Política

Dilemas da Humanidade: Industrializar para quem? Sul Global busca novo modelo de desenvolvimento

A industrialização voltou ao centro do debate – mas para quem, como e a serviço de quê?

Durante décadas, o Sul Global foi empurrado para as margens do desenvolvimento industrial. A divisão internacional do trabalho, forjada no colonialismo e aprofundada pelo neoliberalismo, especializou países periféricos na produção de bens primários, enquanto a vanguarda da tecnologia e da inovação se concentrava no Norte Global.

É nesse contexto que acontece o ciclo de debates Dilemas da Humanidade, organizado pelo Instituto Tricontinental de Pesquisa Social, pelo Movimento dos Trabalhadores Rurais Sem Terra (MST) e por diversas organizações populares e acadêmicas do Brasil e do mundo. Ao longo de cinco dias, o evento reúne vozes do Sul Global para discutir caminhos alternativos ao atual modelo de desenvolvimento, com foco em soberania, justiça social e transformação estrutural.

O painel “Política industrial para o desenvolvimento”, nesta quarta-feira (09), recoloca a industrialização como tema central para o futuro dos povos do Sul. E mais: escancara a disputa em torno de que tipo de industrialização se quer construir.

Esther Dweck, ministra da Gestão e Inovação em Serviços Públicos do Brasil, apontou o renascimento das políticas industriais em todo o mundo – inclusive promovidas por governos de direita, como reconhece o próprio FMI. No Brasil, essa retomada ganha contornos próprios com o programa Nova Indústria Brasil (NIB), que aposta em investimentos públicos, transformação ecológica e reforma do Estado como motores de desenvolvimento. Para Dweck, a política industrial precisa caminhar junto com a reconstrução das políticas sociais e a reforma tributária, consolidando um novo ciclo de desenvolvimento nacional.

Lei-de-Diretrizes-Orcamentarias-2026O-Grande-ABC-1 Dilemas da Humanidade: Industrializar para quem? Sul Global busca novo modelo de desenvolvimento

O professor Surajit Mazumdar, da Índia, chamou atenção para os limites da industrialização dentro das regras do capitalismo global. Embora possa significar avanços importantes, ela também expõe contradições profundas do sistema, aprofundando desigualdades. Para Mazumdar, a construção de alternativas passa pela integração entre os países do Sul, com base na solidariedade e na soberania.

A experiência chinesa, trazida por Lyu Xinyu, mostra um outro caminho. A China tem investido na modernização da sua base produtiva por meio do alinhamento entre áreas urbanas e rurais, num esforço estratégico conduzido pelo Partido Comunista. Trata-se de uma industrialização planejada, com foco na gestão e na administração do território, visando a soberania nacional.

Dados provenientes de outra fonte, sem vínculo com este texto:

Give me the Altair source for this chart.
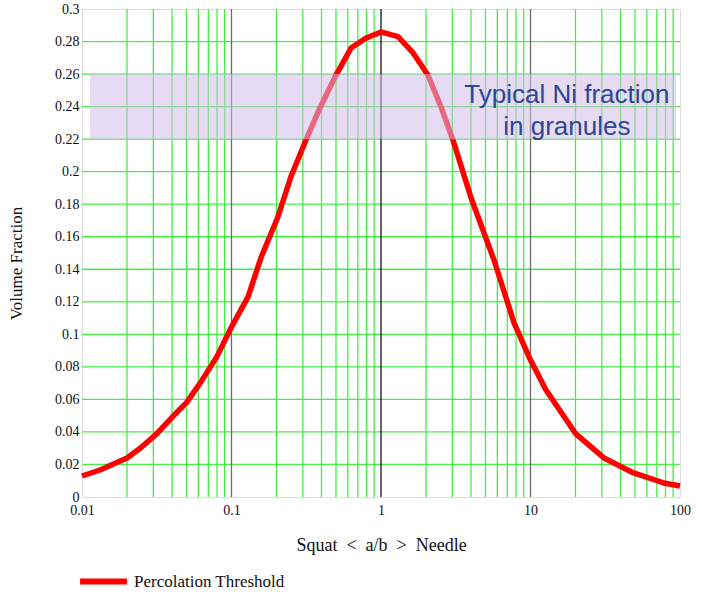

Já Josefina Morales, do México, trouxe um alerta importante: as indústrias de maquiladoras – fábricas montadas em zonas de livre comércio, voltadas à exportação – tem gerado precarização do trabalho e mantido o país nas pontas menos vantajosas das cadeias globais de valor. Um modelo que reproduz dependência e fragilidade, ao invés de fortalecer um projeto nacional de desenvolvimento.

A discussão desta manhã dialoga diretamente com os dilemas colocados no debate de ontem: não basta falar em transformação ecológica ou transição digital sem enfrentar a forma como o sistema organiza a produção, o trabalho e a vida. Industrializar sim – mas com soberania, trabalho decente e justiça social. Esse é o desafio histórico que se coloca para o Sul Global: retomar o desenvolvimento em novos moldes, enfrentando os legados do colonialismo e as contradições do capitalismo atual.